Live-streamed quiz shows came under spotlight in China after Wang Sicong, online celebrity and son of Wanda Group chairman Wang Jianlin, announced on January 3 a prize on a quiz app called Chongdingdahui, translated as “race to the top.” Other apps Huajiao and Xigua quickly followed suit.

To attract new users, the apps offer “reborn cards” to newcomers and those who invited newcomers to join. A reborn card enables a contestant who gives a wrong answer to have an extra chance to continue the quiz.

Xiao Yi from Shanghai was invited by one of his former classmates to attend the quiz on the Huajiao app.

“We have formed a WeChat group composed of straight-A students from our former class to pool our wisdom for the answers during the show,” he said.

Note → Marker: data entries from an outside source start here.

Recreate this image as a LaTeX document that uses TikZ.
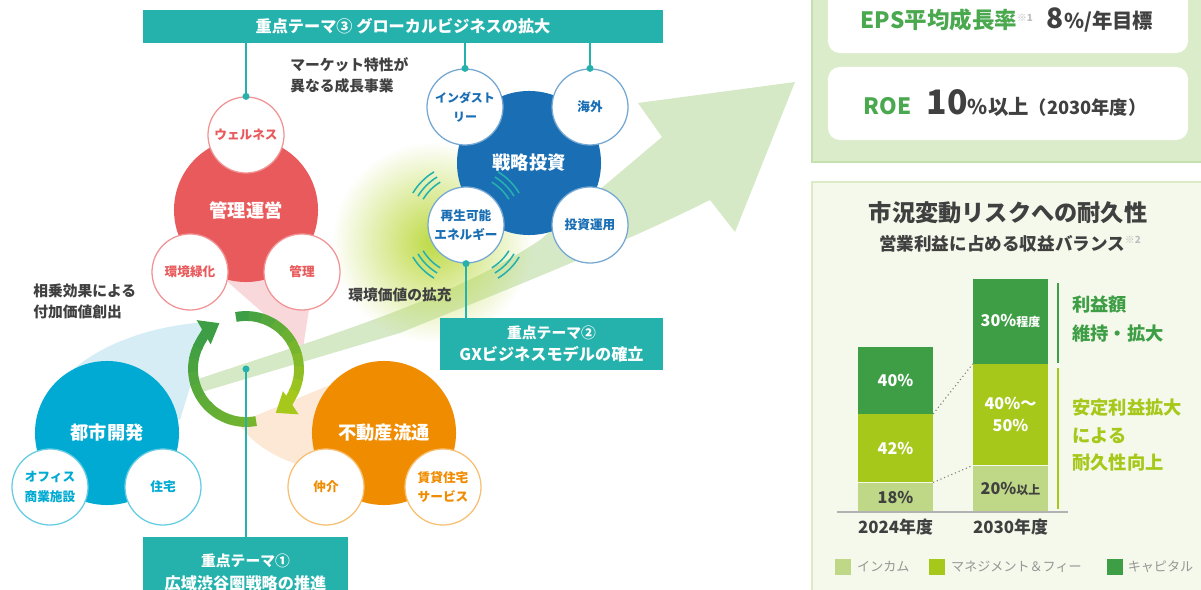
\documentclass[tikz,border=0pt]{standalone}
\usepackage{fontspec}
\setmainfont{Noto Sans CJK JP}
\usetikzlibrary{arrows.meta,calc,positioning,fadings}
\definecolor{themeColor}{RGB}{38,178,172}
\definecolor{mgmtColor}{RGB}{233,90,92}
\definecolor{mgmtLight}{RGB}{249,216,219}
\definecolor{investColor}{RGB}{25,110,180}
\definecolor{cityColor}{RGB}{0,170,210}
\definecolor{cityLight}{RGB}{214,237,246}
\definecolor{dealColor}{RGB}{240,140,0}
\definecolor{dealLight}{RGB}{252,232,212}
\definecolor{arrowColor}{RGB}{214,233,198}
\definecolor{glowColor}{RGB}{190,218,70}
\definecolor{capitalColor}{RGB}{61,158,69}
\definecolor{feeColor}{RGB}{166,200,26}
\definecolor{incomeColor}{RGB}{190,216,135}
\definecolor{textColor}{RGB}{64,64,64}
\definecolor{panelColor}{RGB}{219,236,203}
\definecolor{panelBorder}{RGB}{196,224,172}
\definecolor{chartColor}{RGB}{245,249,235}
\definecolor{chartBorder}{RGB}{220,235,198}
\definecolor{epsColor}{RGB}{74,168,78}
\definecolor{legendText}{RGB}{150,150,150}
\tikzfading[name=glowfade, inner color=transparent!0, outer color=transparent!100]
\tikzset{themebox/.style={fill=themeColor, text=white, font=\bfseries\fontsize{11.5}{16}\selectfont, align=center, inner sep=0pt}}
\tikzset{bizcircle/.style={circle, minimum size=3.6cm, inner sep=0pt, text=white, font=\bfseries\fontsize{13}{15}\selectfont}}
\tikzset{subcircle/.style={circle, fill=white, draw, line width=0.9pt, minimum size=1.9cm, inner sep=0pt, align=center, font=\bfseries\fontsize{9}{14}\selectfont}}
\tikzset{tealdot/.style={circle, fill=themeColor, minimum size=5pt, inner sep=0pt}}
\tikzset{themeline/.style={draw=themeColor, line width=0.9pt}}
\tikzset{notetext/.style={text=textColor, align=left, inner sep=0pt, font=\bfseries\fontsize{10.5}{15}\selectfont}}
\tikzset{cycleline/.style={line width=7pt}}
\tikzset{barpart/.style={minimum width=1.87cm, inner sep=0pt, text=white, align=center, font=\bfseries\fontsize{11.5}{16}\selectfont}}
\tikzset{legendbox/.style={minimum size=0.4cm, inner sep=0pt}}
\tikzset{legendtext/.style={text=legendText, inner sep=0pt, font=\fontsize{9.3}{11}\selectfont}}

\begin{document}
\begin{tikzpicture}[x=0.025cm, y=-0.025cm]
\useasboundingbox (0,0) rectangle (1201,590);
\clip (0,0) rectangle (1201,590);

% Background cones and growth arrow
\coordinate (hub) at (246,369);
\fill[mgmtLight] (303,348) -- (205,262) -- (320,240) -- cycle;
\fill[cityLight] (210,322) .. controls (150,325) and (100,345) .. (70,372) -- (180,420) -- cycle;
\fill[dealLight] (238,423) -- (330,385) -- (330,470) .. controls (290,468) and (255,448) .. (238,423) -- cycle;
\fill[arrowColor] (195,380) .. controls (330,335) and (450,300) .. (540,240) -- (662,137) -- (638,103) -- (795,82) -- (735,232) -- (710,200) .. controls (610,250) and (480,300) .. (400,333) -- (195,394) -- cycle;
\fill[glowColor, path fading=glowfade] (432,242) circle (100);

% Nodes
\node (banner3) [themebox, minimum width=13cm, minimum height=0.825cm] at (403,26.5) {重点テーマ③ グローカルビジネスの拡大};
\node (banner2) [themebox, minimum width=5.575cm, minimum height=1.3cm] at (551.5,344) {{\fontsize{10.5}{16}\selectfont 重点テーマ②}\\GXビジネスモデルの確立};
\node (banner1) [themebox, minimum width=5.125cm, minimum height=1.75cm, anchor=north] at (245.5,537) {{\fontsize{10.5}{16}\selectfont 重点テーマ①}\\広域渋谷圏戦略の推進};

\node (mgmt) [bizcircle, fill=mgmtColor] at (246,210) {管理運営};
\node (invest) [bizcircle, fill=investColor] at (529,163) {戦略投資};
\node (city) [bizcircle, fill=cityColor] at (107,433) {都市開発};
\node (deal) [bizcircle, fill=dealColor] at (384,433) {不動産流通};

\node (wellness) [subcircle, draw=mgmtColor!65, text=mgmtColor] at (246,135) {ウェルネス};
\node (greening) [subcircle, draw=mgmtColor!65, text=mgmtColor] at (190,272) {環境緑化};
\node (upkeep) [subcircle, draw=mgmtColor!65, text=mgmtColor] at (302,272) {管理};
\node (industry) [subcircle, draw=investColor!60, text=investColor, font=\bfseries\fontsize{8.5}{14}\selectfont] at (465,107) {インダスト\\リー};
\node (overseas) [subcircle, draw=investColor!60, text=investColor] at (590,107) {海外};
\node (renew) [subcircle, draw=investColor!60, text=investColor] at (466,225) {再生可能\\エネルギー};
\node (assetmgmt) [subcircle, draw=investColor!60, text=investColor] at (590,225) {投資運用};
\node (office) [subcircle, draw=cityColor!60, text=cityColor] at (50,487) {オフィス\\商業施設};
\node (housing) [subcircle, draw=cityColor!60, text=cityColor] at (163,487) {住宅};
\node (broker) [subcircle, draw=dealColor!55, text=dealColor] at (326,487) {仲介};
\node (rental) [subcircle, draw=dealColor!55, text=dealColor] at (443,487) {賃貸住宅\\サービス};

\node (market) [notetext, anchor=north west] at (290,57) {マーケット特性が\\異なる成長事業};
\node (synergy) [notetext, anchor=north west] at (33,284) {相乗効果による\\付加価値創出};
\node (envvalue) [notetext, anchor=west] at (348,295) {環境価値の拡充};

% Signal marks round the renewable energy circle
\foreach \ang in {45,135,225,315} {
  \foreach \r in {50,56,62} {
    \draw[themeColor, line width=1.1pt] ($(renew)+(\ang-14:\r)$) arc[start angle=\ang-14, end angle=\ang+14, radius=\r];
  }
}

% Cycle arrows
\foreach \i in {0,...,8} {
  \pgfmathtruncatemacro{\mix}{100-\i*11}
  \draw[cycleline, draw=capitalColor!\mix!feeColor] ($(hub)+(259+\i*14:53)$) arc[start angle=259+\i*14, end angle=274+\i*14, radius=53];
  \pgfmathtruncatemacro{\mixb}{45+\i*6}
  \draw[cycleline, draw=capitalColor!\mixb!feeColor] ($(hub)+(79+\i*14:53)$) arc[start angle=79+\i*14, end angle=94+\i*14, radius=53];
}
\draw[cycleline, feeColor, -{Triangle[width=19pt,length=13pt]}] ($(hub)+(384:53)$) arc[start angle=384, end angle=416, radius=53];
\draw[cycleline, capitalColor, -{Triangle[width=19pt,length=13pt]}] ($(hub)+(204:53)$) arc[start angle=204, end angle=240, radius=53];

% Connectors
\draw[themeline] (banner3.south -| wellness.north) -- (wellness.north) node[tealdot] {};
\draw[themeline] (banner3.south -| industry.north) -- (industry.north) node[tealdot] {};
\draw[themeline] (banner3.south -| overseas.north) -- (overseas.north) node[tealdot] {};
\draw[themeline] (renew.south) node[tealdot] {} -- (renew.south |- banner2.north);
\draw[themeline] (hub) node[tealdot] {} -- (hub |- banner1.north);

% Targets panel
\draw[panelBorder, fill=panelColor, line width=1pt] (812,-10) rectangle (1210,162);
\node (epsbox) [fill=white, rounded corners=0.3cm, minimum width=9cm, minimum height=1.85cm] at (1008,16) {};
\node (roebox) [fill=white, rounded corners=0.3cm, minimum width=9cm, minimum height=1.825cm] at (1008,103.5) {};
\node (eps) [inner sep=0pt, text=textColor, font=\bfseries\fontsize{14.5}{16}\selectfont] at (1007,20) {{\color{epsColor}\fontsize{16}{17}\selectfont EPS平均成長率}{\color{gray!50}\fontsize{7}{7}\selectfont\raisebox{1.4ex}{※1}}\hspace{10pt}{\fontsize{20}{21}\selectfont 8}\%/年目標};
\node (roe) [inner sep=0pt, text=textColor, font=\bfseries\fontsize{14.5}{16}\selectfont] at (1005,103) {{\color{epsColor}\fontsize{16}{17}\selectfont ROE}\hspace{11pt}{\fontsize{24}{25}\selectfont 10}\%以上{\fontsize{13}{14}\selectfont （2030年度）}};

% Chart panel
\draw[chartBorder, fill=chartColor, line width=1.5pt] (812,182) rectangle (1210,600);
\node (charttitle) [inner sep=0pt, text=textColor, font=\bfseries\fontsize{16.5}{18}\selectfont] at (1008,213) {市況変動リスクへの耐久性};
\node (chartsub) [inner sep=0pt, text=textColor, font=\bfseries\fontsize{12.5}{14}\selectfont] at (1010,244) {営業利益に占める収益バランス{\color{gray!50}\fontsize{7}{7}\selectfont\raisebox{1.3ex}{※2}}};

\node (inc24) [barpart, fill=incomeColor, text=textColor, minimum height=0.725cm, anchor=south] at (895.5,512) {18\%};
\node (fee24) [barpart, fill=feeColor, minimum height=1.7cm, above=0pt of inc24] {42\%};
\node (cap24) [barpart, fill=capitalColor, minimum height=1.675cm, above=0pt of fee24] {40\%};
\node (inc30) [barpart, fill=incomeColor, text=textColor, minimum height=1.15cm, anchor=south] at (1010.5,512) {20\%{\fontsize{8.5}{10}\selectfont 以上}};
\node (fee30) [barpart, fill=feeColor, minimum height=2.525cm, above=0pt of inc30] {40\%〜\\50\%};
\node (cap30) [barpart, fill=capitalColor, minimum height=2.125cm, above=0pt of fee30] {30\%{\fontsize{8.5}{10}\selectfont 程度}};
\draw[gray!60, line width=1pt] (837,512) -- (1068,512);
\node (year24) [inner sep=0pt, text=textColor, font=\bfseries\fontsize{12}{14}\selectfont, below=5pt of inc24] {2024年度};
\node (year30) [inner sep=0pt, text=textColor, font=\bfseries\fontsize{12}{14}\selectfont, below=5pt of inc30] {2030年度};
\draw[gray, dotted, line width=0.8pt] (fee24.north east) -- (fee30.north west);
\draw[gray, dotted, line width=0.8pt] (inc24.north east) -- (inc30.north west);

\draw[capitalColor, line width=1.5pt] (1058,283) -- (1058,363);
\draw[feeColor, line width=1.5pt] (1058,368) -- (1058,509);
\node (profitnote) [inner sep=0pt, anchor=north west, align=left, text=capitalColor, font=\bfseries\fontsize{13}{20}\selectfont] at (1072,296) {利益額\\維持・拡大};
\node (stablenote) [inner sep=0pt, anchor=north west, align=left, text=feeColor, font=\bfseries\fontsize{13}{19.3}\selectfont] at (1072,399) {安定利益拡大\\による\\耐久性向上};

% Legend
\node (lgInc) [legendbox, fill=incomeColor] at (843,567) {};
\node (lgIncText) [legendtext, right=4pt of lgInc] {インカム};
\node (lgFee) [legendbox, fill=feeColor] at (937,567) {};
\node (lgFeeText) [legendtext, right=4pt of lgFee] {マネジメント＆フィー};
\node (lgCap) [legendbox, fill=capitalColor] at (1115,567) {};
\node (lgCapText) [legendtext, right=3pt of lgCap] {キャピタル};

\end{tikzpicture}
\end{document}
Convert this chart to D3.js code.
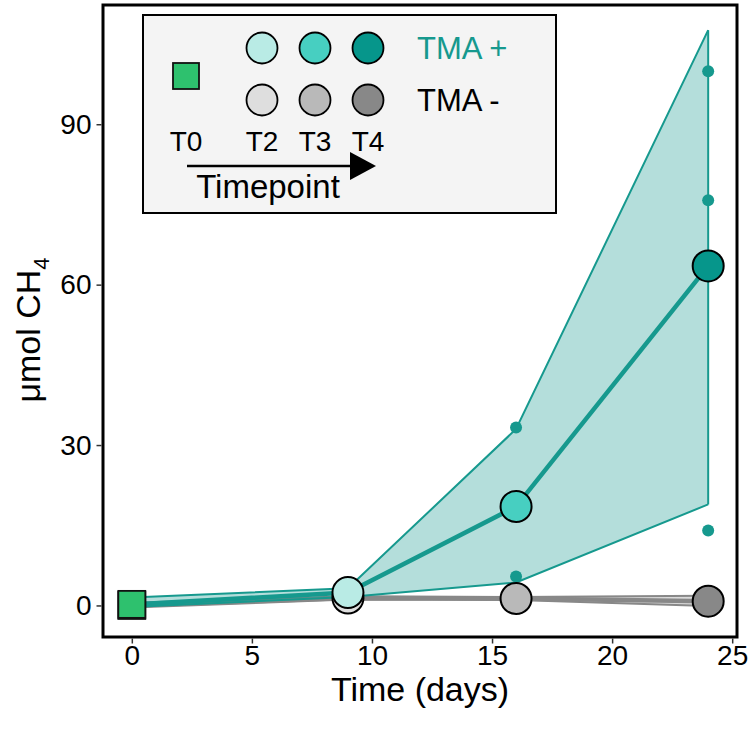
<!DOCTYPE html>
<html>
<head>
<meta charset="utf-8">
<script src="https://cdn.jsdelivr.net/npm/d3@7"></script>
<style>
  html, body { margin: 0; padding: 0; background: #fff; }
  svg { display: block; font-family: "Liberation Sans", Arial, sans-serif; }
</style>
</head>
<body>
<svg id="chart" width="750" height="730"></svg>
<script>
// ---- data ----
const days = [0, 9, 16, 24];
const timepoints = ["T0", "T2", "T3", "T4"];
const tmaPlusMean = [0.2, 2.4, 18.5, 63.5];
const tmaPlusLow  = [-0.3, 1.6, 4.3, 18.9];
const tmaPlusHigh = [1.5, 3.2, 33.0, 107.6];
const tmaMinusMean = [0.0, 1.4, 1.3, 0.8];
const tmaMinusLow  = [-0.4, 1.1, 1.0, -0.1];
const tmaMinusHigh = [0.5, 1.7, 1.6, 1.8];
const tmaPlusRepDays = [9, 9, 9, 16, 16, 16, 24, 24, 24];
const tmaPlusRepVals = [2.0, 2.5, 2.7, 33.3, 5.4, 16.8, 99.9, 75.8, 14.0];
const xTicks = [0, 5, 10, 15, 20, 25];
const yTicks = [0, 30, 60, 90];
const plusColors  = ["#2ec16e", "#b9ebe5", "#47cfc1", "#06968b"];
const minusColors = ["#2ec16e", "#dedede", "#b9b9b9", "#888888"];
const teal = "#16998e";
const grey = "#888888";

const svg = d3.select("#chart");
const L = 103, R = 737, T = 5, B = 637;
const x = d3.scaleLinear().domain([-1.2, 25.2]).range([L, R]);
const y = d3.scaleLinear().domain([-5.9, 112.3]).range([B, T]);

const plot = svg.append("g");

function group(mean, low, high, color, fillOpacity) {
  const pts = days.map((d, i) => ({d, m: mean[i], lo: low[i], hi: high[i], i}));
  plot.append("path").datum(pts)
    .attr("d", d3.area().x(p => x(p.d)).y0(p => y(p.lo)).y1(p => y(p.hi)))
    .attr("fill", color).attr("fill-opacity", fillOpacity).attr("stroke", "none");
  plot.append("path").datum(pts)
    .attr("d", d3.line().x(p => x(p.d)).y(p => y(p.hi)))
    .attr("fill", "none").attr("stroke", color).attr("stroke-width", 2);
  plot.append("path").datum(pts)
    .attr("d", d3.line().x(p => x(p.d)).y(p => y(p.lo)))
    .attr("fill", "none").attr("stroke", color).attr("stroke-width", 2);
  const last = pts[pts.length - 1];
  plot.append("line")
    .attr("x1", x(last.d)).attr("x2", x(last.d))
    .attr("y1", y(last.lo)).attr("y2", y(last.hi))
    .attr("stroke", color).attr("stroke-width", 2);
  plot.append("path").datum(pts)
    .attr("d", d3.line().x(p => x(p.d)).y(p => y(p.m)))
    .attr("fill", "none").attr("stroke", color).attr("stroke-width", 4.5);
  return pts;
}

const minusPts = group(tmaMinusMean, tmaMinusLow, tmaMinusHigh, grey, 0.3);
const plusPts = group(tmaPlusMean, tmaPlusLow, tmaPlusHigh, teal, 0.32);

plot.selectAll("circle.rep").data(tmaPlusRepVals).enter().append("circle")
  .attr("class", "rep")
  .attr("cx", (v, i) => x(tmaPlusRepDays[i])).attr("cy", v => y(v))
  .attr("r", 6).attr("fill", teal);

function markers(pts, colors) {
  pts.forEach(p => {
    if (p.i === 0) {
      plot.append("rect")
        .attr("x", x(p.d) - 13.5).attr("y", y(p.m) - 13.5)
        .attr("width", 27).attr("height", 27)
        .attr("fill", colors[0]).attr("stroke", "#111").attr("stroke-width", 1.8);
    } else {
      plot.append("circle")
        .attr("cx", x(p.d)).attr("cy", y(p.m)).attr("r", 15.5)
        .attr("fill", colors[p.i]).attr("stroke", "#000").attr("stroke-width", 2);
    }
  });
}
markers(minusPts, minusColors);
markers(plusPts, plusColors);

// panel border
svg.append("rect").attr("x", L).attr("y", T).attr("width", R - L).attr("height", B - T)
  .attr("fill", "none").attr("stroke", "#000").attr("stroke-width", 3);

// axes
const xAxis = svg.append("g").attr("transform", `translate(0,${B + 1.5})`)
  .call(d3.axisBottom(x).tickValues(xTicks).tickSize(5).tickPadding(2));
const yAxis = svg.append("g").attr("transform", `translate(${L - 1.5},0)`)
  .call(d3.axisLeft(y).tickValues(yTicks).tickSize(5).tickPadding(5));
[xAxis, yAxis].forEach(a => {
  a.select(".domain").remove();
  a.selectAll(".tick line").attr("stroke", "#333").attr("stroke-width", 1.5);
  a.selectAll(".tick text").attr("fill", "#000").style("font-size", "28px")
    .style("font-family", "'Liberation Sans', Arial, sans-serif");
});

// axis titles
svg.append("text").attr("x", 420).attr("y", 701)
  .attr("text-anchor", "middle").style("font-size", "34px").text("Time (days)");
const yt = svg.append("text")
  .attr("transform", `translate(40,330) rotate(-90)`)
  .attr("text-anchor", "middle").style("font-size", "34px");
yt.append("tspan").text("μmol CH");
yt.append("tspan").attr("dy", 9).style("font-size", "22px").text("4");

// legend
const lg = svg.append("g");
lg.append("rect").attr("x", 143).attr("y", 15).attr("width", 413).attr("height", 198)
  .attr("fill", "#f4f4f4").attr("stroke", "#000").attr("stroke-width", 2);
const lgX = [186, 262, 315, 368];
lg.append("rect").attr("x", lgX[0] - 13).attr("y", 63).attr("width", 26).attr("height", 26)
  .attr("fill", plusColors[0]).attr("stroke", "#111").attr("stroke-width", 1.8);
[1, 2, 3].forEach(i => {
  lg.append("circle").attr("cx", lgX[i]).attr("cy", 48).attr("r", 15.5)
    .attr("fill", plusColors[i]).attr("stroke", "#000").attr("stroke-width", 1.8);
  lg.append("circle").attr("cx", lgX[i]).attr("cy", 100).attr("r", 15.5)
    .attr("fill", minusColors[i]).attr("stroke", "#000").attr("stroke-width", 1.8);
});
timepoints.forEach((t, i) => {
  lg.append("text").attr("x", lgX[i]).attr("y", 151).attr("text-anchor", "middle")
    .style("font-size", "28px").text(t);
});
lg.append("line").attr("x1", 187).attr("x2", 354).attr("y1", 166).attr("y2", 166)
  .attr("stroke", "#000").attr("stroke-width", 2.5);
lg.append("path").attr("d", "M350,152 L376,166 L350,180 Z").attr("fill", "#000");
lg.append("text").attr("x", 268).attr("y", 198).attr("text-anchor", "middle")
  .style("font-size", "33px").text("Timepoint");
lg.append("text").attr("x", 417).attr("y", 59).style("font-size", "31px")
  .attr("fill", teal).text("TMA +");
lg.append("text").attr("x", 417).attr("y", 111).style("font-size", "31px")
  .attr("fill", "#000").text("TMA -");
</script>
</body>
</html>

The app has attracted 300 million participants since January 5, and the number of users surged by 20 percent, according to the company, which organized multiple quizzes each day.

Fighting for users’ time

Li Jining, a 35-year-old media worker based in Beijing, said that it “was not only the prize that was attractive, but also the thrill that I still could remember what I learned back at high school 20 years ago,” adding she was awarded 22 yuan in total for being among winners twice.

The shows have attracted sponsors, bringing in tens of millions of advertising fees to the apps.

“On the Internet, it is all about fighting for the user’s time. Hardly any product can keep users attention for 30 minutes like the quiz did. It has expanded possibility for profit,” said Yu Dan, a founder of Huajiao.

Huang Bin, a technical director for quiz competition with China’s Internet giant Tencent, said since the instant popularity of quiz shows this year, more than 10 companies in online education, news, games and other sectors, had added live-quiz buttons to their apps.

It hasn’t all been onward and upwards for the quiz apps.

On Sunday, Beijing Internet watchdog ordered Huajiao to conduct a thorough inspection on its content as Taiwan and Hong Kong were listed as “countries” in one of its quiz questions. The app has issued a statement of apology.

Other apps also apologized for their own errors, such as mistaking the obvious origin of the Chinese hamburger (roujiamo) for Jiangsu Province ­­— it is actually Shaanxi Province. It later compensated users with extra reborn cards.

Chen Liteng, an assistant analyst with an e-commerce research center, said online streaming apps had won many users with the quizzes, but the way of luring users with big cash prizes and celebrities as hosts was not sustainable.

“The mode is perhaps only a short-term thing,” he said.